### YOUR TASK
Among these lines, how many include "code"? Answer only with the number.

### STORED RECORDS
········

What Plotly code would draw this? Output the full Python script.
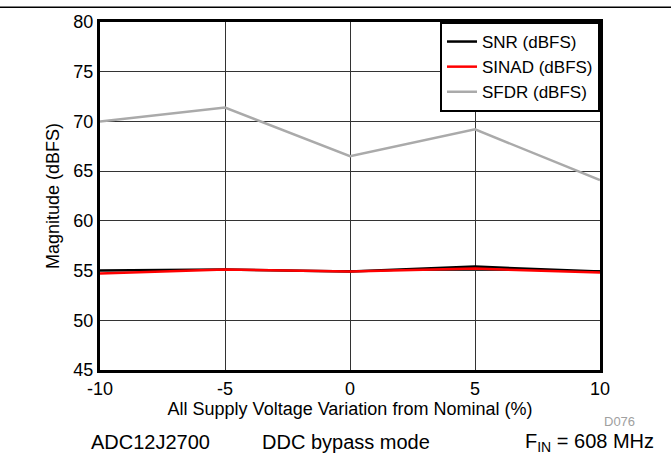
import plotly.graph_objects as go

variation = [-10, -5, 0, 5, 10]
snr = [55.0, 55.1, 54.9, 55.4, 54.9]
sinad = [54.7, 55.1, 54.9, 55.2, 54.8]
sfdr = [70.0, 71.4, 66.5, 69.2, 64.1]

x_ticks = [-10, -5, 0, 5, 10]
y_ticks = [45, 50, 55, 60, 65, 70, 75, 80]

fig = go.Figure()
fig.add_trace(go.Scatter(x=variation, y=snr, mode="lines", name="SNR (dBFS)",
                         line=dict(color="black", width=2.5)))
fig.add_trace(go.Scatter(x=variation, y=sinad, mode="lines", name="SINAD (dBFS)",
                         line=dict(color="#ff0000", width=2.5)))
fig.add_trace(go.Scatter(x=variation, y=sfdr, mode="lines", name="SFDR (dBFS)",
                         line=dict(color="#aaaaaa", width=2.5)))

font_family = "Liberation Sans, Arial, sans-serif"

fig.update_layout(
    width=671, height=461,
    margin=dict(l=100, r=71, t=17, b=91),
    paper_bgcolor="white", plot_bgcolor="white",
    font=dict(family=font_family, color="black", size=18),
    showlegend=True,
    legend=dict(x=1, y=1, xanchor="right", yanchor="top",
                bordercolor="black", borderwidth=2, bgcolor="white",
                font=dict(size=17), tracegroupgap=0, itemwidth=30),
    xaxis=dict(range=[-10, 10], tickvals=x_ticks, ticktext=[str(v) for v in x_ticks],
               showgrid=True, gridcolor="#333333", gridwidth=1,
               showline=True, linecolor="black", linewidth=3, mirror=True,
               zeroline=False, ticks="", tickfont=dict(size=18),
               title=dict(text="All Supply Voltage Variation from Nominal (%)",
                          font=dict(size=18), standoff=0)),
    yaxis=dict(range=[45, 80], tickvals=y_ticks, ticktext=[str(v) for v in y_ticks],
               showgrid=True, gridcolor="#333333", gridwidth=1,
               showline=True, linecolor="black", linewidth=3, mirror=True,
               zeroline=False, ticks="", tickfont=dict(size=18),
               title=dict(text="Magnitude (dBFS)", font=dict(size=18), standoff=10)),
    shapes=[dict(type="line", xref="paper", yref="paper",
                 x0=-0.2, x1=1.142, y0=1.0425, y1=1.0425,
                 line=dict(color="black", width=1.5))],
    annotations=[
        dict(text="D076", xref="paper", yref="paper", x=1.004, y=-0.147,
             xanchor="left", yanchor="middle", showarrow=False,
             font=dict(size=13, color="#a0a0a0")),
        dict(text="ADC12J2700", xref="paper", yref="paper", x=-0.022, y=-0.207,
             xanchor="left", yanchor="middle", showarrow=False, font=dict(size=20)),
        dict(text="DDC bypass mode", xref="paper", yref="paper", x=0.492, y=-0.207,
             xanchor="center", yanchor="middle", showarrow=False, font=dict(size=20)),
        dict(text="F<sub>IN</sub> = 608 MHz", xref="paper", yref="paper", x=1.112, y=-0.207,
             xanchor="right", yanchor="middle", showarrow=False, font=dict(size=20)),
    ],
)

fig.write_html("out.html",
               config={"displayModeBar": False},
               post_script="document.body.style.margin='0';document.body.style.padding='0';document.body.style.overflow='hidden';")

········

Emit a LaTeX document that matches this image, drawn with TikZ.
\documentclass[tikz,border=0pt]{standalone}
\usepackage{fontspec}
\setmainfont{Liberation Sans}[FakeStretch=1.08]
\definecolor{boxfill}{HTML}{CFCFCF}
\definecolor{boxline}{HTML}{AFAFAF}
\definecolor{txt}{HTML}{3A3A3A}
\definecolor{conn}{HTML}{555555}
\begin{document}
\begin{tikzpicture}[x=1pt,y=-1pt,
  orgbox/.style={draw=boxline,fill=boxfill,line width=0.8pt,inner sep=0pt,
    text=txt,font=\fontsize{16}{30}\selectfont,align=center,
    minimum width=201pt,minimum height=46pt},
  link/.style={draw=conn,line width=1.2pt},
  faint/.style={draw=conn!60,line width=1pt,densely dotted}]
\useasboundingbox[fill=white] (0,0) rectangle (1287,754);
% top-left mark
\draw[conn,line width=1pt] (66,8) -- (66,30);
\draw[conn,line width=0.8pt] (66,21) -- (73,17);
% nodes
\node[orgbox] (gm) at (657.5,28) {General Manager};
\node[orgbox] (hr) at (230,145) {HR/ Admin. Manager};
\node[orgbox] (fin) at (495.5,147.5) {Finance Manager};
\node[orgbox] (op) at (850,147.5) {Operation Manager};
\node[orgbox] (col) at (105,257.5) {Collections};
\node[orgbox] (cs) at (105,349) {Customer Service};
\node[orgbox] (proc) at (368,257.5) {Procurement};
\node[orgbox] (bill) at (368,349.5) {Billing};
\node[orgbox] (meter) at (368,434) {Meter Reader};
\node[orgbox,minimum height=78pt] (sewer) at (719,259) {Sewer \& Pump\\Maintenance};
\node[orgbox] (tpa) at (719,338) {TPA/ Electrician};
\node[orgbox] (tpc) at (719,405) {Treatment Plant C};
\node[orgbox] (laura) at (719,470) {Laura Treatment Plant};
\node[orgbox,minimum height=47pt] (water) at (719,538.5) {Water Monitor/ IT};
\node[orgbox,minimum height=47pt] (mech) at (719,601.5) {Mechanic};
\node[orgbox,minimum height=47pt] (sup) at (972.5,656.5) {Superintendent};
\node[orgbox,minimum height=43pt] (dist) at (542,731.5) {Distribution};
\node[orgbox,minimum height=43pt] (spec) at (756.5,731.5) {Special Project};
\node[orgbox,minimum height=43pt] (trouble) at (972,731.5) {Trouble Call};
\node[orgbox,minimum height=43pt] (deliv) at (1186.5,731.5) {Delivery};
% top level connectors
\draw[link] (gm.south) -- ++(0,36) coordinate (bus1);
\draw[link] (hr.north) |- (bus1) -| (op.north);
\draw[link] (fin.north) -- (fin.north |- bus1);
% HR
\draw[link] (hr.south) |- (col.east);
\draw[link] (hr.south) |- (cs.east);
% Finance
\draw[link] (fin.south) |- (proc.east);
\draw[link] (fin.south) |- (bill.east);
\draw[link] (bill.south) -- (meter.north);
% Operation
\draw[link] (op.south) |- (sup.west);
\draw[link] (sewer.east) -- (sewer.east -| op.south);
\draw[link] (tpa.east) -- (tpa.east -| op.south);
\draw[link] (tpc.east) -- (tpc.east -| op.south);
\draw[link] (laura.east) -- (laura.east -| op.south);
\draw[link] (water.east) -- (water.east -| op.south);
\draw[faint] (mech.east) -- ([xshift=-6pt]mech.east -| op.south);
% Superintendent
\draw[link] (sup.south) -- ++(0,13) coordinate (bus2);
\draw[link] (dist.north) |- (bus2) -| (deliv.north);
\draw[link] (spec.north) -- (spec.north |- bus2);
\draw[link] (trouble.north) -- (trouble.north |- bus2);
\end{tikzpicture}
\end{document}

········

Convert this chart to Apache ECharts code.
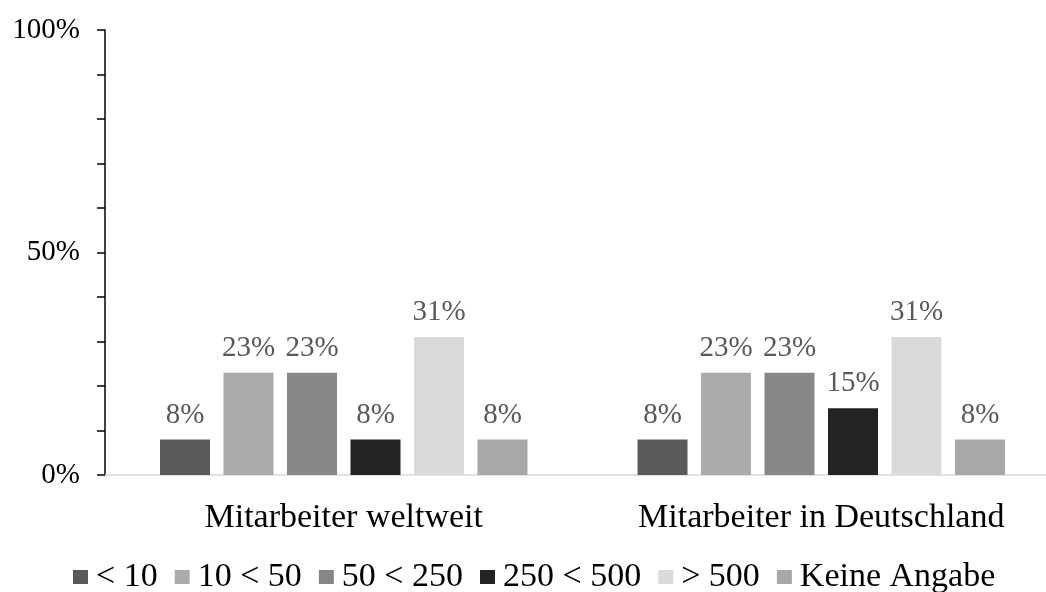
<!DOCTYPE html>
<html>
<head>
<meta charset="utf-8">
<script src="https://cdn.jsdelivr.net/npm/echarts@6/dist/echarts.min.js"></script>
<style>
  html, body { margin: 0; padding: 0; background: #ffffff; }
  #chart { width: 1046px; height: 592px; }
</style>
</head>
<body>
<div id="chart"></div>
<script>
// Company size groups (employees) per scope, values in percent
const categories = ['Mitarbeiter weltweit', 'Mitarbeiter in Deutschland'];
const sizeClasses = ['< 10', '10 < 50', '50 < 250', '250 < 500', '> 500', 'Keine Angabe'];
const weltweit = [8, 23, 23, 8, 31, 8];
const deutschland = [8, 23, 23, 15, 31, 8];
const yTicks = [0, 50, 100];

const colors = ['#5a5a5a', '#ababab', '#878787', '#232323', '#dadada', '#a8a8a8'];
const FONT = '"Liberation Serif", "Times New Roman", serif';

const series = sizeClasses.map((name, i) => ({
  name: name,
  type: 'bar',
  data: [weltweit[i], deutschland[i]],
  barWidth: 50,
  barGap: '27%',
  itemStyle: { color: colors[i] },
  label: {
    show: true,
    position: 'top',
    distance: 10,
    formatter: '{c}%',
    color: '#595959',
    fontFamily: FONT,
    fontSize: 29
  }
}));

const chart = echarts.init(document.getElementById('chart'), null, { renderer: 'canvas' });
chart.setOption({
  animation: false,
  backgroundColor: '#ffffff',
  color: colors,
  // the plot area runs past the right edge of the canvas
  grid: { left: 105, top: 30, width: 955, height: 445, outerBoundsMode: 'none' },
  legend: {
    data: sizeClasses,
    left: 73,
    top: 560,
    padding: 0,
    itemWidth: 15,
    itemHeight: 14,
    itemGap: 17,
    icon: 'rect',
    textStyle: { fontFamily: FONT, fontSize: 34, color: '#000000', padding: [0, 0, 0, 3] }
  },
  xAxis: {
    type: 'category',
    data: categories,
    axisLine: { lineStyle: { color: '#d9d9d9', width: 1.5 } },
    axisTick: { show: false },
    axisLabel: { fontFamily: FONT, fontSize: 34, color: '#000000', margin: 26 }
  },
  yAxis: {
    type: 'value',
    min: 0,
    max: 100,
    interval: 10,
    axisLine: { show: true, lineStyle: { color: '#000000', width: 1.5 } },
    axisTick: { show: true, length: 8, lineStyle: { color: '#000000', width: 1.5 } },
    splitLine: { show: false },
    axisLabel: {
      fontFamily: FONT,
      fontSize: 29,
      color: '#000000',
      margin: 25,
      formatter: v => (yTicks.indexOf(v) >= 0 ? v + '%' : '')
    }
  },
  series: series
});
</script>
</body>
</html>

········

### RESULT
2